8月8日,佐藤大使はロゾフスキーに対し,神明丸事件に再び言及して,まず,神明丸撃沈は米国潜水艦の攻囲である事は殆ど疑いの無い事なので,ソ連政府は米国政府に対し,ソ連領水の中立尊重について申し入れられるであろうか,次いで,漁業及び石油積込みの為,ソ連領水内にある日本船舶の安全保障が為されるのであろうかと言う2点を尋ねます. それに対し,ロゾフスキーは最初の点は既に日ソ間の交渉題目になり得ない事を述べ,それはソ連政府の見解でもあると言い,保障の点については,攻撃した船舶の国籍が判明しない為解決困難であり,ソ連領水内の安全についてはこれを保障した事例も無く,ソ連側はその領水を防衛し警備しているが,然りとてその安全を保障し得ないと答えるに留まります.

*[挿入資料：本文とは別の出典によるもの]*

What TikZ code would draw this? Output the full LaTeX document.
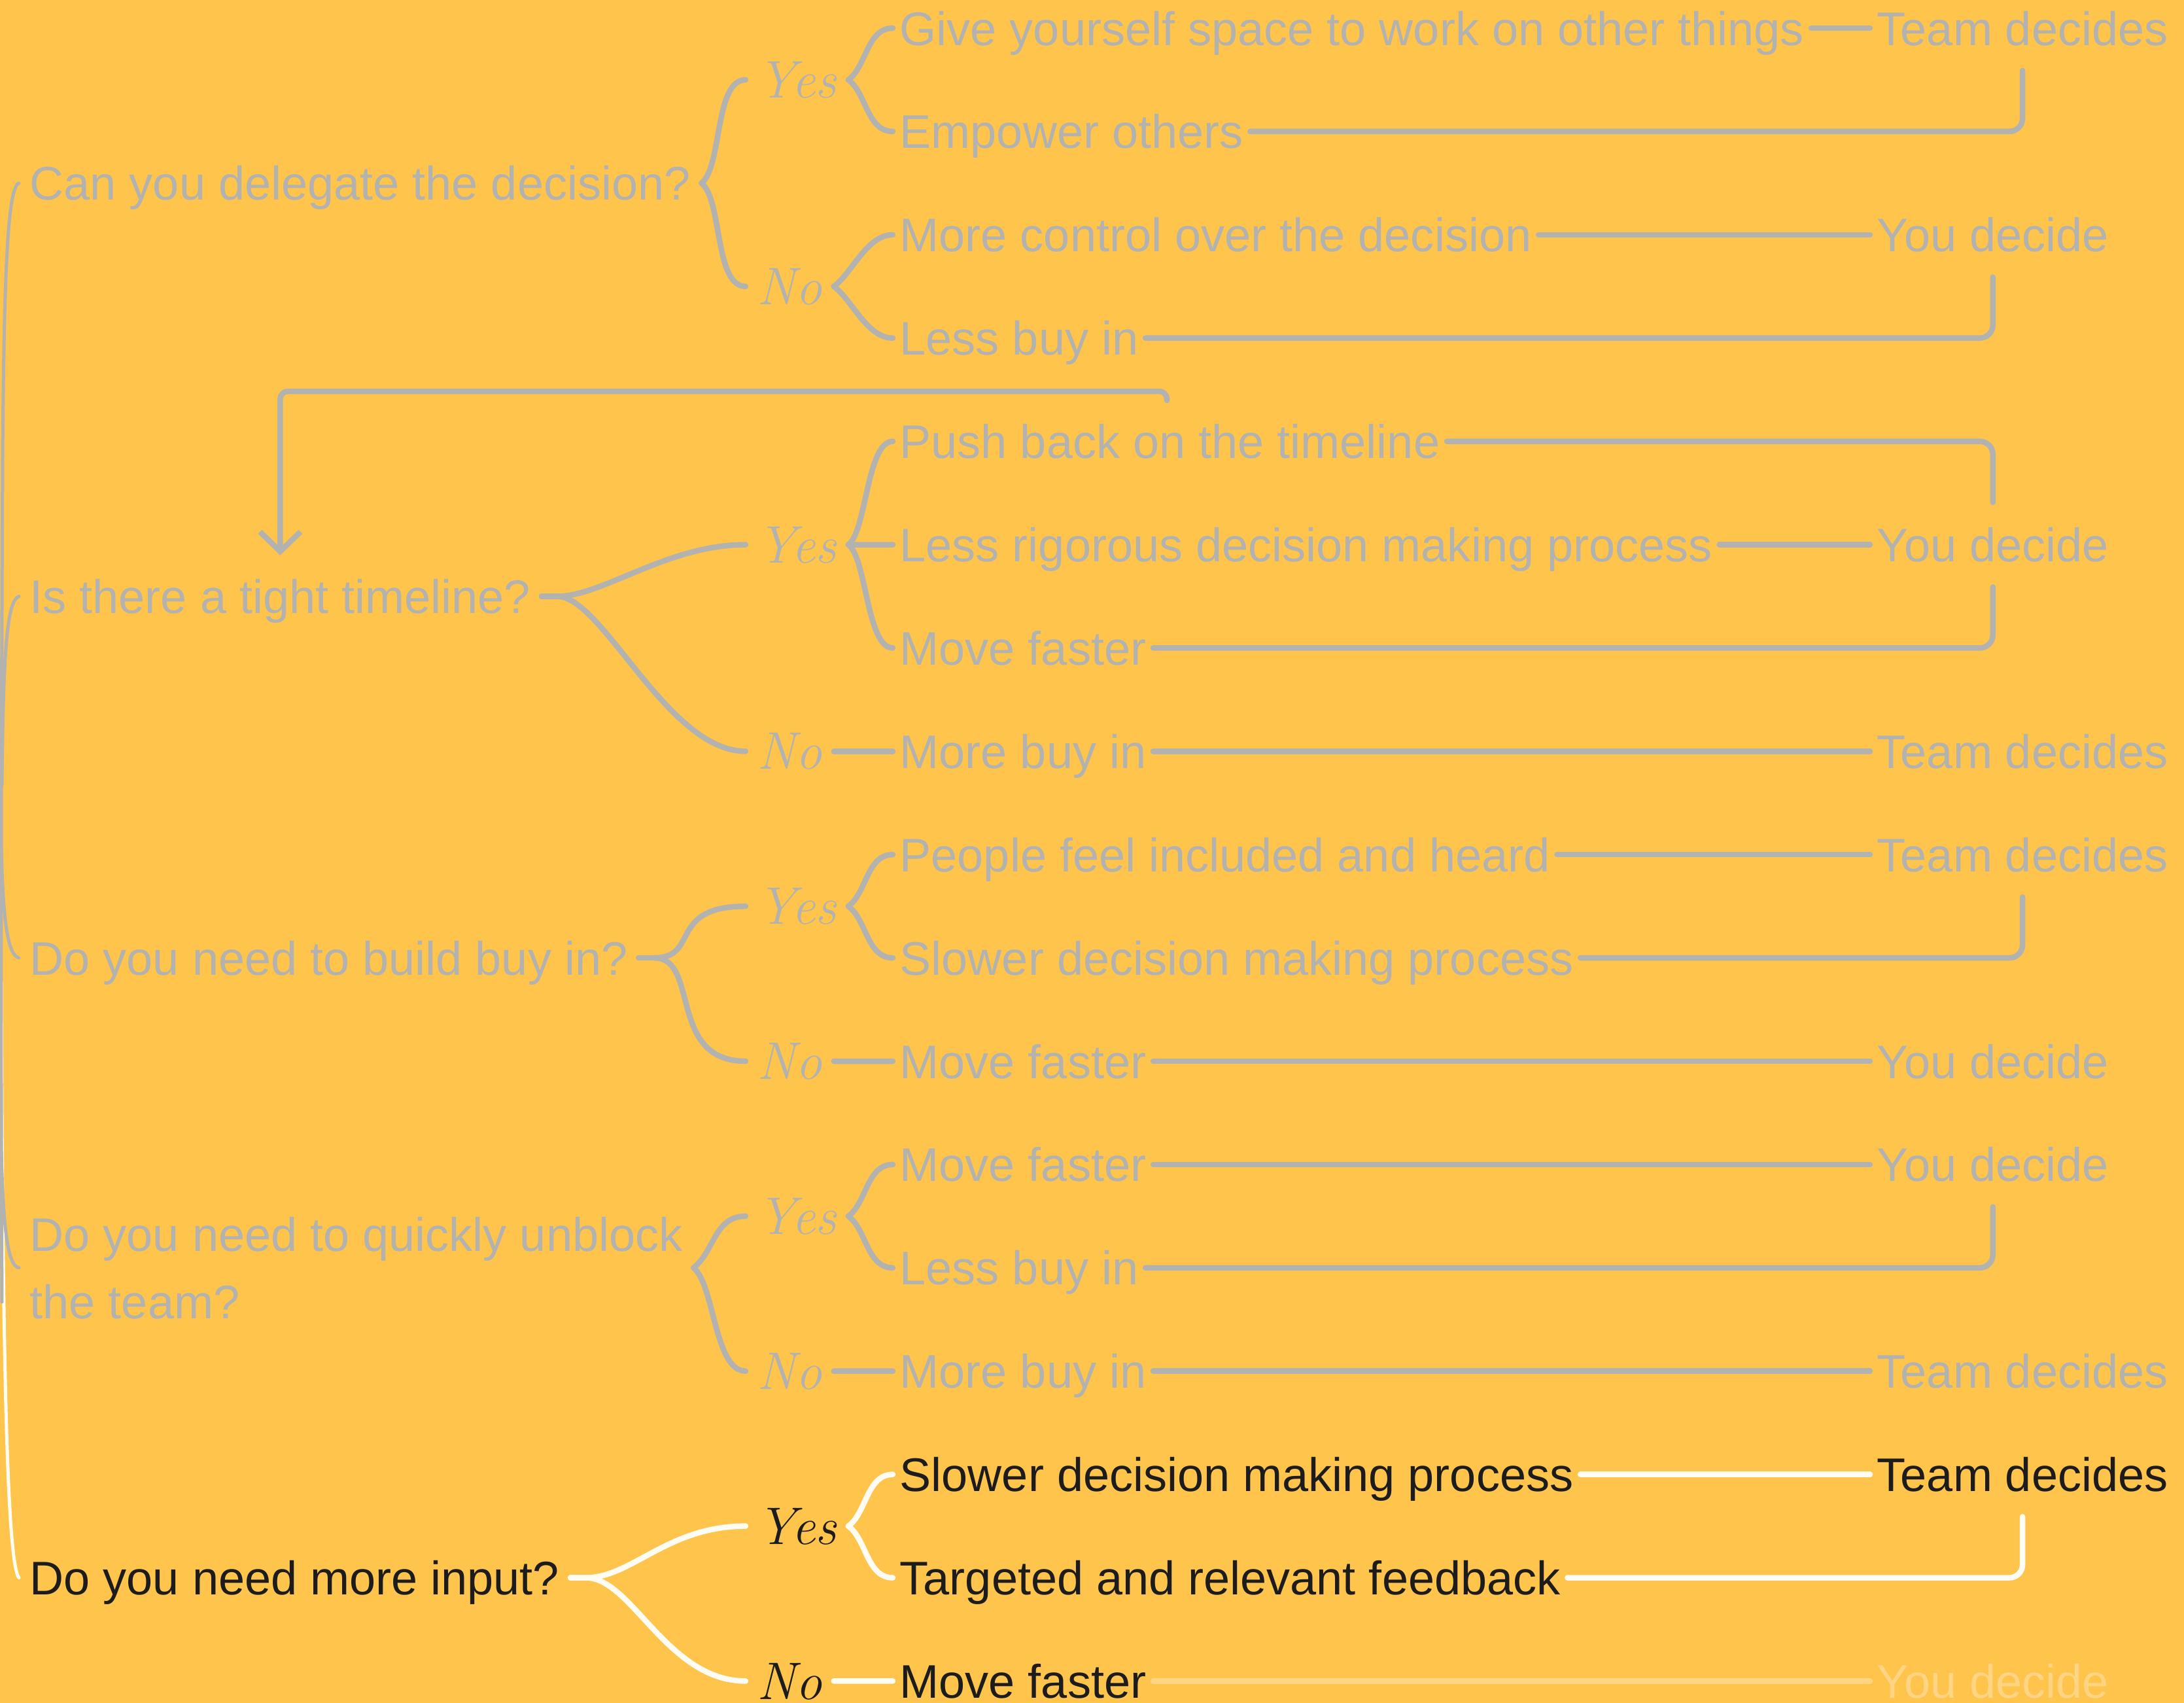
\documentclass[tikz,border=0pt]{standalone}
\usepackage{fontspec}
\setmainfont{Liberation Sans}
\usetikzlibrary{arrows.meta}

\definecolor{nen}{HTML}{FFC44C}
\definecolor{xam}{HTML}{B2B2B0}
\definecolor{den}{HTML}{1C1C1C}
\definecolor{trang}{HTML}{FFFCF4}
\definecolor{nhat}{HTML}{FFD584}

\begin{document}
\begin{tikzpicture}[x=0.01cm, y=-0.01cm]
    % Nền vàng và khung hình
    \useasboundingbox (0,0) rectangle (3339,2603);
    \fill[nen] (0,0) rectangle (3339,2603);

    % Kiểu chữ và kiểu đường
    \tikzset{
        c_chu/.style={inner ysep=0pt, font=\fontsize{20.5}{29.3}\selectfont},
        c_dong/.style={c_chu, anchor=west, inner xsep=0.1cm, text height=14.8pt, text depth=0pt},
        c_hoi/.style={c_dong, inner xsep=0.16cm},
        c_tay/.style={anchor=west, inner ysep=0pt, inner xsep=0.17cm, text height=15.7pt, text depth=0pt,
            font=\fontfamily{lmr}\fontshape{it}\fontsize{23}{28}\selectfont},
        c_xam/.style={draw=xam, line width=0.085cm, line cap=round},
        c_trang/.style={draw=trang, line width=0.085cm, line cap=round},
        c_goc/.style={rounded corners=0.2cm, shorten >=0.38cm}
    }

    % Các câu hỏi
    \node[c_hoi, text=xam] (q1) at (29,279.9) {Can you delegate the decision?};
    \node[c_hoi, text=xam] (q2) at (29,911.5) {Is there a tight timeline?};
    \node[c_hoi, text=xam] (q3) at (29,1464.1) {Do you need to build buy in?};
    \node[c_chu, anchor=west, inner xsep=0.16cm, align=left, text=xam] (q4) at (29,1937.8)
        {Do you need to quickly unblock\\the team?};
    \node[c_hoi, text=den] (q5) at (29,2411.5) {Do you need more input?};

    % Nhãn Yes / No viết tay
    \foreach \n/\yy/\t/\c in {y1/122/Yes/xam, n1/437.8/No/xam, y2/832.5/Yes/xam, n2/1148.3/No/xam,
        y3/1385.2/Yes/xam, n3/1622/No/xam, y4/1858.9/Yes/xam, n4/2095.7/No/xam,
        y5/2332.6/Yes/den, n5/2569.4/No/den}
        \node[c_tay, text=\c] (\n) at (1140,\yy) {\t};

    % Các phương án (cột giữa)
    \foreach \r/\t/\c in {1/Give yourself space to work on other things/xam, 2/Empower others/xam,
        3/More control over the decision/xam, 4/Less buy in/xam, 5/Push back on the timeline/xam,
        6/Less rigorous decision making process/xam, 7/Move faster/xam, 8/More buy in/xam,
        9/People feel included and heard/xam, 10/Slower decision making process/xam,
        11/Move faster/xam, 12/Move faster/xam, 13/Less buy in/xam, 14/More buy in/xam,
        15/Slower decision making process/den, 16/Targeted and relevant feedback/den, 17/Move faster/den}
        \node[c_dong, text=\c] (o\r) at (1365,{43+(\r-1)*157.9}) {\t};

    % Kết quả (cột phải)
    \foreach \r/\t/\c in {1/Team decides/xam, 3/You decide/xam, 6/You decide/xam, 8/Team decides/xam,
        9/Team decides/xam, 11/You decide/xam, 12/You decide/xam, 14/Team decides/xam,
        15/Team decides/den, 17/You decide/nhat}
        \node[c_dong, text=\c] (r\r) at (2859,{43+(\r-1)*157.9}) {\t};

    % Đường cong bên trái nối các câu hỏi
    \draw[c_trang, line width=0.05cm] (2,1500) .. controls (4,2050) and (10,2390) .. (q5.west);
    \draw[c_xam, line width=0.05cm] (q1.west) .. controls (10,285) and (6,450) .. (4,700)
        .. controls (2,1100) and (1,1600) .. (3,1990);
    \draw[c_xam, line width=0.05cm] (q2.west) .. controls (10,918) and (5,1000) .. (3,1200);
    \draw[c_xam, line width=0.05cm] (2,1300) .. controls (5,1410) and (12,1460) .. (q3.west);
    \draw[c_xam, line width=0.05cm] (2,1760) .. controls (5,1880) and (12,1935) .. (q4.west);

    % Ngoặc nhọn từ câu hỏi tới Yes / No
    \foreach \q/\y/\n in {q1/y1/n1, q4/y4/n4} {
        \draw[c_xam] (\q.east) .. controls +(32,-25) and +(-48,0) .. (\y.west);
        \draw[c_xam] (\q.east) .. controls +(32,25) and +(-48,0) .. (\n.west);
    }

    % Nhánh cong hình chữ S
    \foreach \q/\y/\n/\s in {q2/y2/n2/c_xam, q3/y3/n3/c_xam, q5/y5/n5/c_trang} {
        \draw[\s] (\q.east) -- ++(24,0) coordinate (t\q);
        \draw[\s] (t\q) .. controls +(70,0) and +(-120,0) .. (\y.west);
        \draw[\s] (t\q) .. controls +(70,0) and +(-120,0) .. (\n.west);
    }

    % Ngoặc nhọn từ Yes / No tới phương án
    \foreach \g/\a/\b/\s in {y1/o1/o2/c_xam, n1/o3/o4/c_xam, y2/o5/o7/c_xam, y3/o9/o10/c_xam,
        y4/o12/o13/c_xam, y5/o15/o16/c_trang} {
        \draw[\s] (\g.east) .. controls +(28,-20) and +(-40,0) .. (\a.west);
        \draw[\s] (\g.east) .. controls +(28,20) and +(-40,0) .. (\b.west);
    }
    \foreach \g/\a/\s in {y2/o6/c_xam, n2/o8/c_xam, n3/o11/c_xam, n4/o14/c_xam, n5/o17/c_trang}
        \draw[\s] (\g.east) -- (\a.west);

    % Đường thẳng nối phương án với kết quả
    \foreach \a/\b in {1/1, 3/3, 6/6, 8/8, 9/9, 11/11, 12/12, 14/14}
        \draw[c_xam] (o\a.east) -- (r\b.west);
    \draw[c_trang] (o15.east) -- (r15.west);
    \draw[c_xam, draw=nhat] (o17.east) -- (r17.west);

    % Đường gấp khúc lên / xuống tới kết quả
    \foreach \a/\b in {2/1, 4/3, 7/6, 10/9, 13/12}
        \draw[c_xam, c_goc] (o\a.east) -| (r\b.south);
    \draw[c_xam, c_goc] (o5.east) -| (r6.north);
    \draw[c_trang, c_goc] (o16.east) -| (r15.south);

    % Mũi tên quay lại câu hỏi thứ hai
    \coordinate (ve) at (1784,612);
    \draw[c_xam, rounded corners=0.12cm, shorten >=0.36cm, -{Straight Barb[length=0.3cm, width=0.62cm]}]
        (ve) -- ++(0,-14) -| (q2.north);
\end{tikzpicture}
\end{document}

その煮え切らない回答に対し,佐藤大使は,神明丸事件はソ連領水内の出来事であり,ソ連領土内で中立国人が保護される事と同様であるべく,その意味で日本船舶の安全確保を依頼した次第である事,及び撃沈が米潜水艦の行為である事は何人も疑わない事を重ねて説明しますが,ロゾフスキーはそれに対し,ソ連領水内で戦闘行為乃至衝突などを防止する為に能う限りの方策を採って警備しているが,事件は突然で有りこれは明らかにし得なかったこと,船舶を一々警備することは不可能であり,またその様な義務は課されていないこと,日本の警備区域に於てもソ連戦が撃沈されたことなどを述べて反論しますが,佐藤大使も,公開に於ける撃沈ならば日鵬丸の如く日本側は何人に対しても抗議し得ないし,ソ連船の場合も又同様であるが,忠神明丸の場合はそれらと趣を異にすると説きます.
結局,ソ連側はそれ以上に答えず,神明丸の一件は有耶無耶になってしまいました.